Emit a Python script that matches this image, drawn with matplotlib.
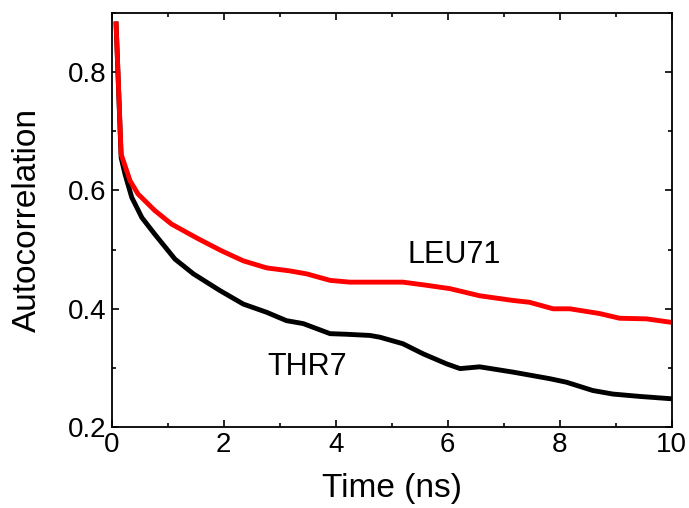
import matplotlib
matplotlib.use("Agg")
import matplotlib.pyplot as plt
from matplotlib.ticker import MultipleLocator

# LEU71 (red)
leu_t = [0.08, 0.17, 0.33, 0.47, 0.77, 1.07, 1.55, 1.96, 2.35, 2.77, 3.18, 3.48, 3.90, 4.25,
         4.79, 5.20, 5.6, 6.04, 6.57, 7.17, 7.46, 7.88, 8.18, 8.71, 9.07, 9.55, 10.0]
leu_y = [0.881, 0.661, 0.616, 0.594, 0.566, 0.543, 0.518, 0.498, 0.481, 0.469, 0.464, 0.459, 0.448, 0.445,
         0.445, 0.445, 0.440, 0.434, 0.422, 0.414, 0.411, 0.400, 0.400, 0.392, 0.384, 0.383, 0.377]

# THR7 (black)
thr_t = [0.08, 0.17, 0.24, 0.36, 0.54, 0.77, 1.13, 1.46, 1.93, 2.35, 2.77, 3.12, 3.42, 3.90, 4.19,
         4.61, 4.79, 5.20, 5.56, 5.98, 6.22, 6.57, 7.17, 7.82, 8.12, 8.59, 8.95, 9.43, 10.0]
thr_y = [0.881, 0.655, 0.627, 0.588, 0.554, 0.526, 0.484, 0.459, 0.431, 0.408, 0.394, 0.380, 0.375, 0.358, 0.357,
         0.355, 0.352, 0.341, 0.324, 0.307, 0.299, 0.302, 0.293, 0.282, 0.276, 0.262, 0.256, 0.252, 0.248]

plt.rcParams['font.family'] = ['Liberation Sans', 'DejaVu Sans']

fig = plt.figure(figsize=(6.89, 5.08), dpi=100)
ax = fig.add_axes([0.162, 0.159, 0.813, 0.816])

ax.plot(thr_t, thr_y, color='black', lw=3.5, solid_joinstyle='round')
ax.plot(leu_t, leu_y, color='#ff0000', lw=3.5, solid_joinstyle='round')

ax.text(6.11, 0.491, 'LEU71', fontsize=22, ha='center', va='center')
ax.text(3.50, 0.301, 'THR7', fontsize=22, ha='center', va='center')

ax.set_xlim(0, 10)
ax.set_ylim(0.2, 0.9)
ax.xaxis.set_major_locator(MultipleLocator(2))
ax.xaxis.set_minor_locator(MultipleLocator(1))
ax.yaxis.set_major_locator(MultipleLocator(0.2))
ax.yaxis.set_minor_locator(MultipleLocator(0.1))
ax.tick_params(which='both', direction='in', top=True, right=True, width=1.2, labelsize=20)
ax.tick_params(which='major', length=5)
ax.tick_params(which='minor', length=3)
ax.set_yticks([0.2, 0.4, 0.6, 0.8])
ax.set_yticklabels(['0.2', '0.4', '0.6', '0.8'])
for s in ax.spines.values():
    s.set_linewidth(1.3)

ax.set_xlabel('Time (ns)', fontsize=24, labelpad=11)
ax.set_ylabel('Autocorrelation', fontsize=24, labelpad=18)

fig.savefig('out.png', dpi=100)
══════════
[WRITTEN INSTRUCTION]:
Restate the listing above word for word, and skip the pictures.

[TASK SOLUTION]:
Emit a Python script that matches this image, drawn with matplotlib.
import matplotlib
matplotlib.use("Agg")
import matplotlib.pyplot as plt
from matplotlib.ticker import MultipleLocator

# LEU71 (red)
leu_t = [0.08, 0.17, 0.33, 0.47, 0.77, 1.07, 1.55, 1.96, 2.35, 2.77, 3.18, 3.48, 3.90, 4.25,
         4.79, 5.20, 5.6, 6.04, 6.57, 7.17, 7.46, 7.88, 8.18, 8.71, 9.07, 9.55, 10.0]
leu_y = [0.881, 0.661, 0.616, 0.594, 0.566, 0.543, 0.518, 0.498, 0.481, 0.469, 0.464, 0.459, 0.448, 0.445,
         0.445, 0.445, 0.440, 0.434, 0.422, 0.414, 0.411, 0.400, 0.400, 0.392, 0.384, 0.383, 0.377]

# THR7 (black)
thr_t = [0.08, 0.17, 0.24, 0.36, 0.54, 0.77, 1.13, 1.46, 1.93, 2.35, 2.77, 3.12, 3.42, 3.90, 4.19,
         4.61, 4.79, 5.20, 5.56, 5.98, 6.22, 6.57, 7.17, 7.82, 8.12, 8.59, 8.95, 9.43, 10.0]
thr_y = [0.881, 0.655, 0.627, 0.588, 0.554, 0.526, 0.484, 0.459, 0.431, 0.408, 0.394, 0.380, 0.375, 0.358, 0.357,
         0.355, 0.352, 0.341, 0.324, 0.307, 0.299, 0.302, 0.293, 0.282, 0.276, 0.262, 0.256, 0.252, 0.248]

plt.rcParams['font.family'] = ['Liberation Sans', 'DejaVu Sans']

fig = plt.figure(figsize=(6.89, 5.08), dpi=100)
ax = fig.add_axes([0.162, 0.159, 0.813, 0.816])

ax.plot(thr_t, thr_y, color='black', lw=3.5, solid_joinstyle='round')
ax.plot(leu_t, leu_y, color='#ff0000', lw=3.5, solid_joinstyle='round')

ax.text(6.11, 0.491, 'LEU71', fontsize=22, ha='center', va='center')
ax.text(3.50, 0.301, 'THR7', fontsize=22, ha='center', va='center')

ax.set_xlim(0, 10)
ax.set_ylim(0.2, 0.9)
ax.xaxis.set_major_locator(MultipleLocator(2))
ax.xaxis.set_minor_locator(MultipleLocator(1))
ax.yaxis.set_major_locator(MultipleLocator(0.2))
ax.yaxis.set_minor_locator(MultipleLocator(0.1))
ax.tick_params(which='both', direction='in', top=True, right=True, width=1.2, labelsize=20)
ax.tick_params(which='major', length=5)
ax.tick_params(which='minor', length=3)
ax.set_yticks([0.2, 0.4, 0.6, 0.8])
ax.set_yticklabels(['0.2', '0.4', '0.6', '0.8'])
for s in ax.spines.values():
    s.set_linewidth(1.3)

ax.set_xlabel('Time (ns)', fontsize=24, labelpad=11)
ax.set_ylabel('Autocorrelation', fontsize=24, labelpad=18)

fig.savefig('out.png', dpi=100)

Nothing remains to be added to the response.